Entertainment

Review: Epilogue at Belfast International Arts Festival

Jane Mooney, pictured left, and Sandy Cuthbert in Epilogue - 'an honest reflection of what the dance took from and gave to the two dancers'
Jane Mooney, pictured left, and Sandy Cuthbert in Epilogue - 'an honest reflection of what the dance took from and gave to the two dancers' Jane Mooney, pictured left, and Sandy Cuthbert in Epilogue - 'an honest reflection of what the dance took from and gave to the two dancers'

EPILOGUE - Flax Art Studios

Belfast International Arts Festival

EPILOGUE, a filmed dance work by Maiden Voyage Dance that premiered this week in the Belfast International Arts Festival, is a superb account of what it really means to be an artist.

Here that means a ballet dancer, and as time progresses physical ability naturally fades, even though the desire to do fouettés or multiple jumps remains.

The piece by festival artist-in-residence Eileen McClory is based on Martha Graham's famous quote about a dancer dying twice, with the first death - retirement - being the most difficult.

There is poetry throughout from Maria McManus.

As she notes about the performers' commitment: "I didn't choose the dance, the dance chose me".

I remember seeing Rudolf Nureyev in Canterbury with my mother and sister. He was way past his best, an echo of that frankly sexy terpsichorean genius. It was sad.

But in this work the performers, who have emerged from retirement with skills beautifully intact, confront the physical issue of ageing.

It starts with a late middle-aged female dancer confronting her changed body, adopting a foetal position at one point to fend off the inevitable.

There are two performers - Jane Mooney and Sandy Cuthbert - and they move back to earlier times.

Mooney, now aged 67, first appeared in the festival 33 years ago, and has revealed she still strikes demanding balletic poses when brushing her teeth.

Red dresses and red shoes - referencing the famous film Red Shoes presumably - are involved.

Also a sight of not pretty - because they are calloused and overworked - dancer's feet.

The film is projected not just on to a big screen in front of the socially distanced audience, but to right and left on the walls.

We see at this point those feet doing the basic ballet positions some of us did when small at ballet lessons.

The whole has an abstract, occasionally pretentious narrative. But it works.

We see modern dance moves, with expressive arms beautifully reaching for the perfection an artist always wants, in the woods.
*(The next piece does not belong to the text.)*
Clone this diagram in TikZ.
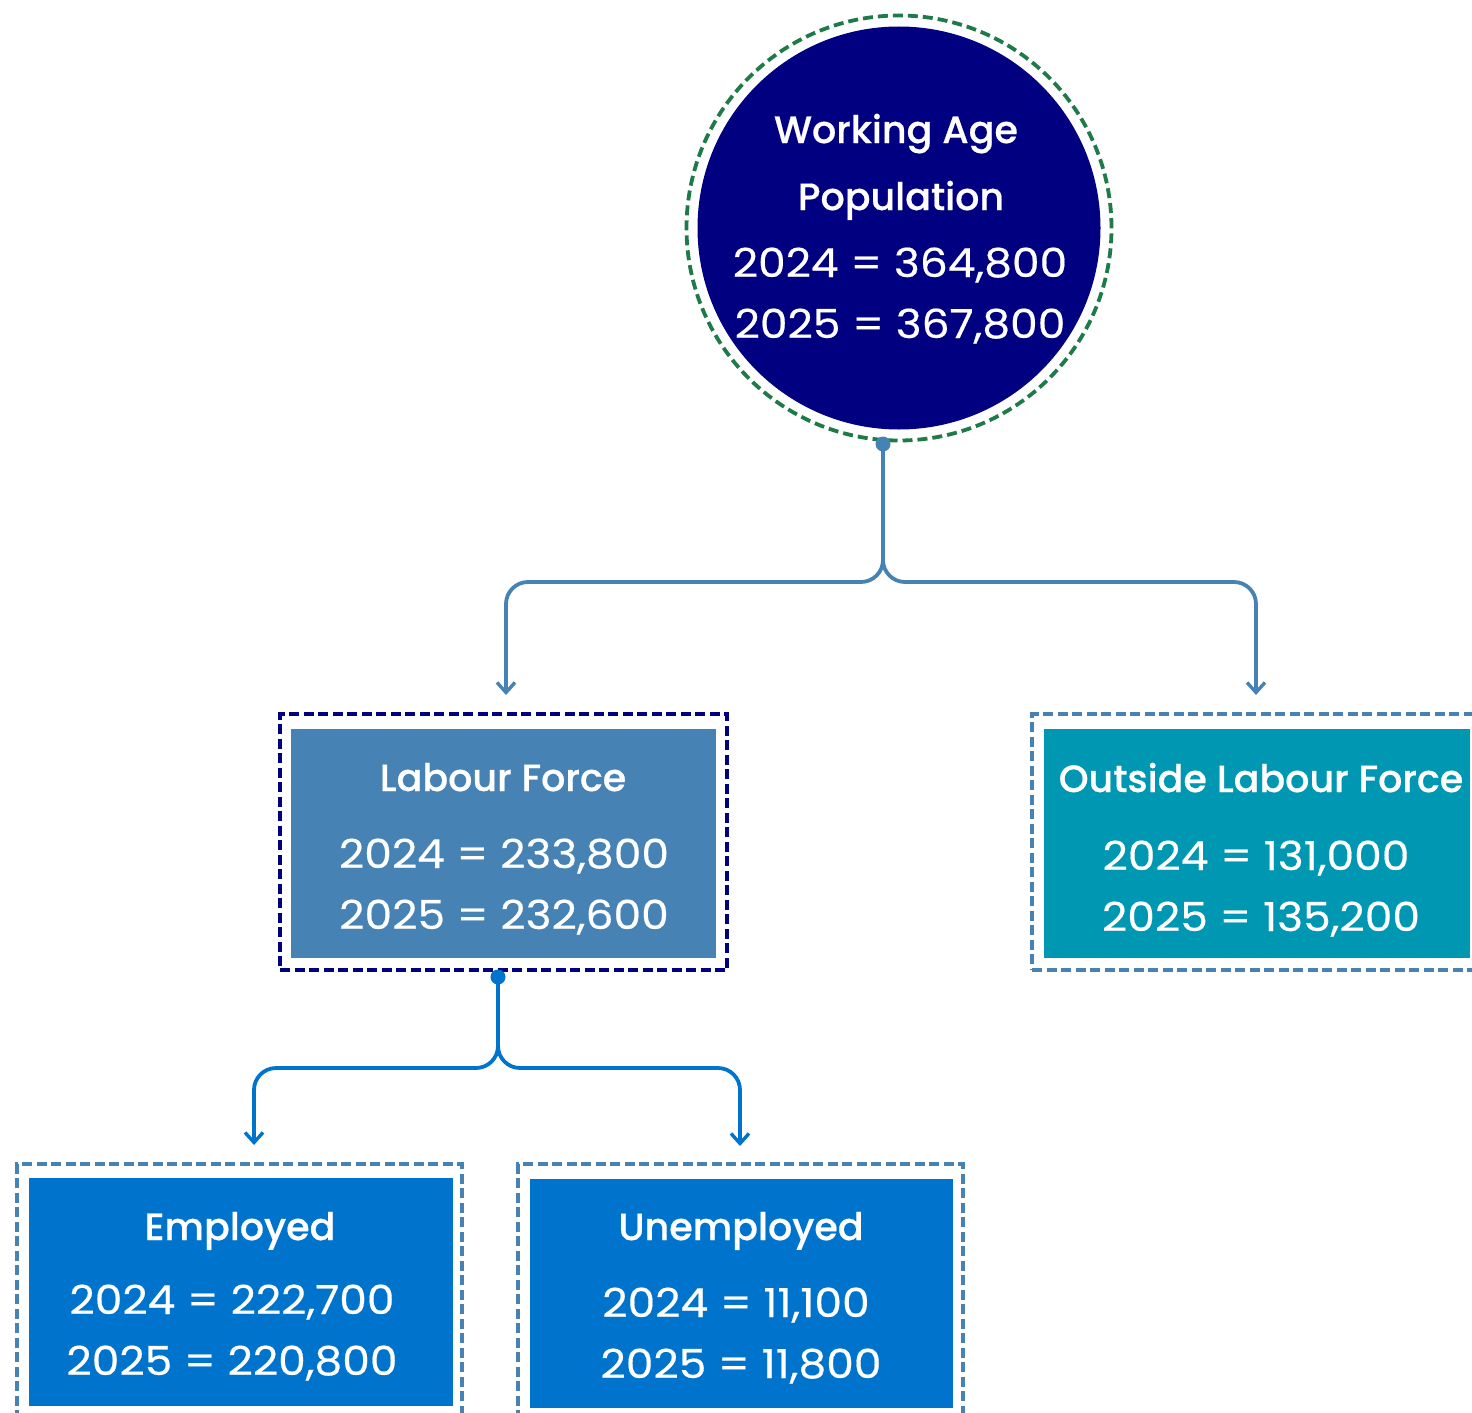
\documentclass[tikz,border=0pt]{standalone}
\usepackage{fontspec}
\setmainfont{Poppins}
\newfontfamily\titlefont{Poppins Medium}[FakeBold=0.5]
\newfontfamily\numfont[FakeBold=0.4,FakeStretch=1.1]{Poppins}
\usetikzlibrary{arrows.meta}
\definecolor{navyc}{HTML}{000080}
\definecolor{greenc}{HTML}{1F7A4A}
\definecolor{steelc}{HTML}{4682B4}
\definecolor{tealc}{HTML}{0097B2}
\definecolor{bluec}{HTML}{0074CC}
\tikzset{
  outerbox/.style={rectangle, draw, line width=4.2pt, dash pattern=on 10pt off 4.5pt, inner sep=0pt},
  innerbox/.style={rectangle, inner sep=0pt},
  ttl/.style={anchor=base, text=white, font=\titlefont\fontsize{38}{46}\selectfont, inner sep=0pt},
  num/.style={anchor=base, text=white, font=\numfont\fontsize{40}{48}\selectfont, inner sep=0pt},
  conn/.style={line width=3.8pt, rounded corners=22pt, -{Straight Barb[length=10pt,width=18pt,line width=3.4pt]}},
  dot/.style={circle, inner sep=0pt, minimum size=15pt}
}
\begin{document}
\begin{tikzpicture}[x=1pt,y=-1pt]
\useasboundingbox (0,0) rectangle (1472,1413);
\begin{scope}
\clip (0,0) rectangle (1472,1413);
% top circle
\node[circle, draw=greenc, line width=3.8pt, dash pattern=on 10pt off 5pt, minimum size=425pt, inner sep=0pt] (wapring) at (899,228) {};
\node[circle, fill=navyc, minimum size=403pt, inner sep=0pt] (wap) at (899,228) {};
\node[ttl] (t1) at (896,143) {Working Age};
\node[ttl] (t2) at (901,210) {Population};
\node[num] (t3) at (900,277) {2024 = 364,800};
\node[num] (t4) at (900,338) {2025 = 367,800};
% labour force
\node[outerbox, draw=navyc, minimum width=447pt, minimum height=256pt] (lfo) at (503.5,842) {};
\node[innerbox, fill=steelc, minimum width=425pt, minimum height=229pt] (lf) at (503.5,843.5) {};
\node[ttl] (l1) at (503,791) {Labour Force};
\node[num] (l2) at (504,868) {2024 = 233,800};
\node[num] (l3) at (504,929) {2025 = 232,600};
% outside labour force
\node[outerbox, draw=steelc, minimum width=448pt, minimum height=256pt] (olfo) at (1256,842) {};
\node[innerbox, fill=tealc, minimum width=426pt, minimum height=229pt] (olf) at (1257,843.5) {};
\node[ttl] (o1) at (1261,792) {Outside Labour Force};
\node[num] (o2) at (1256,870) {2024 = 131,000};
\node[num] (o3) at (1261,931) {2025 = 135,200};
% employed
\node[outerbox, draw=steelc, minimum width=445pt, minimum height=256pt] (empo) at (239.5,1292) {};
\node[innerbox, fill=bluec, minimum width=424pt, minimum height=228pt] (emp) at (241,1292) {};
\node[ttl] (e1) at (240,1240) {Employed};
\node[num] (e2) at (232,1314) {2024 = 222,700};
\node[num] (e3) at (232,1375) {2025 = 220,800};
% unemployed
\node[outerbox, draw=steelc, minimum width=445pt, minimum height=256pt] (unemo) at (740.5,1292) {};
\node[innerbox, fill=bluec, minimum width=423pt, minimum height=229pt] (unem) at (741.5,1293.5) {};
\node[ttl] (u1) at (741,1240) {Unemployed};
\node[num] (u2) at (736,1317) {2024 = 11,100};
\node[num] (u3) at (741,1378) {2025 = 11,800};
\end{scope}
% connectors
\node[dot, fill=steelc] (dA) at (883,444) {};
\coordinate (sA) at (883,582);
\coordinate (aLF) at (506,695);
\coordinate (aOLF) at (1256,695);
\draw[conn, draw=steelc] (dA.center) |- (aLF |- sA) -- (aLF);
\draw[conn, draw=steelc] (dA.center) |- (aOLF |- sA) -- (aOLF);
\node[dot, fill=bluec] (dB) at (498,977) {};
\coordinate (sB) at (498,1068);
\coordinate (aE) at (254,1145);
\coordinate (aU) at (740,1146);
\draw[conn, draw=bluec] (dB.center) |- (aE |- sB) -- (aE);
\draw[conn, draw=bluec] (dB.center) |- (aU |- sB) -- (aU);
\end{tikzpicture}
\end{document}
We also see one dancer holding a load of apples (remember Eve and her boo boo that ushered in death?) and performing within a circle of the fruit.

It doesn't exactly end well, although the beauty of the middle section with our dancers in red is exciting.

Finally we see the dancers recalling their past, joyfully accepting applause, then we hear Édith Piaf singing 'Non, Je ne regrette rien'.

The dancer may die twice but there is a hint that maybe it's worth it.